Este terramoto, ao contrário de outros, deixa uma marca duradoura, na valorização dos terrenos onde se poderá vir a construir. Ou na constatação de que, depois das custosas obras de expansão dos arruamentos, dificilmente haverá mais habitação acessível — o próprio documento reconhece tratar-se de habitação a custos moderados, não controlados.

Maior é o abalo, quando ao documento faltam limites para a excepção. Na promessa de lucro imediato, os terrenos onde antes era proibido construir passam a ser os mais apetecíveis. Os terrenos que já antes eram urbanos podem continuar à espera, e as cidades arriscam-se a perder investimento em habitação. Pior ainda, em caso de choque internacional, em que os terrenos recém-valorizados são usados como caução ou garantia de empréstimos bancários. Noutras palavras, é a estabilidade dos mercados financeiros que fica em causa.

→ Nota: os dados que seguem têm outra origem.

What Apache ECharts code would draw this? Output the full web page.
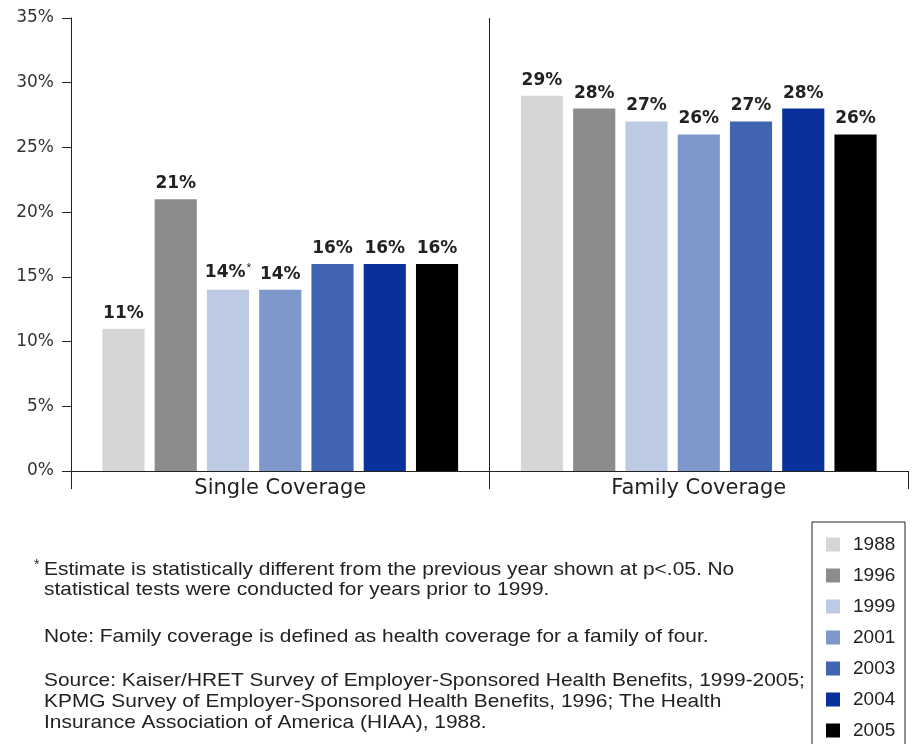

O que se consegue é uma grande desarrumação, como se a maior casa dos portugueses, o próprio território, ficasse com enfeites, presentes e embrulhos de natal espalhados pelos quartos, depois de um atabalhoado regresso das festas. Com ou sem terrenos para construir, demarcam-se novas zonas de expansão urbana, decididas por deputados municipais, tantas vezes sem especialização em ordenamento do território. Promete-se uma vaga de construção que não constrói cidade, pelo contrário, esvazia-a.

Terá de ser a Assembleia da República a revogar o Decreto-Lei 117 de 2024, publicado no penúltimo dia do ano, para impedir este terramoto. O pedido de reapreciação vai avançar, para já, com o apoio de quatro partidos políticos. Contudo, para alcançar a maioria parlamentar, mais deputados terão de apoiar a revogação.

Esta causa transcende a cor política, porque o terramoto da construção avulsa deixa marcas irreversíveis. A falta de habitação tem outras soluções e a promessa de desburocratizar não mais é que uma perigosa simplificação, uma "entorse" que restringe o Estado na protecção dos cidadãos e do território, e também no direito de participação e no combate à corrupção. Os próximos dias na Assembleia da República serão um teste às várias bancadas parlamentares, na prossecução do interesse público.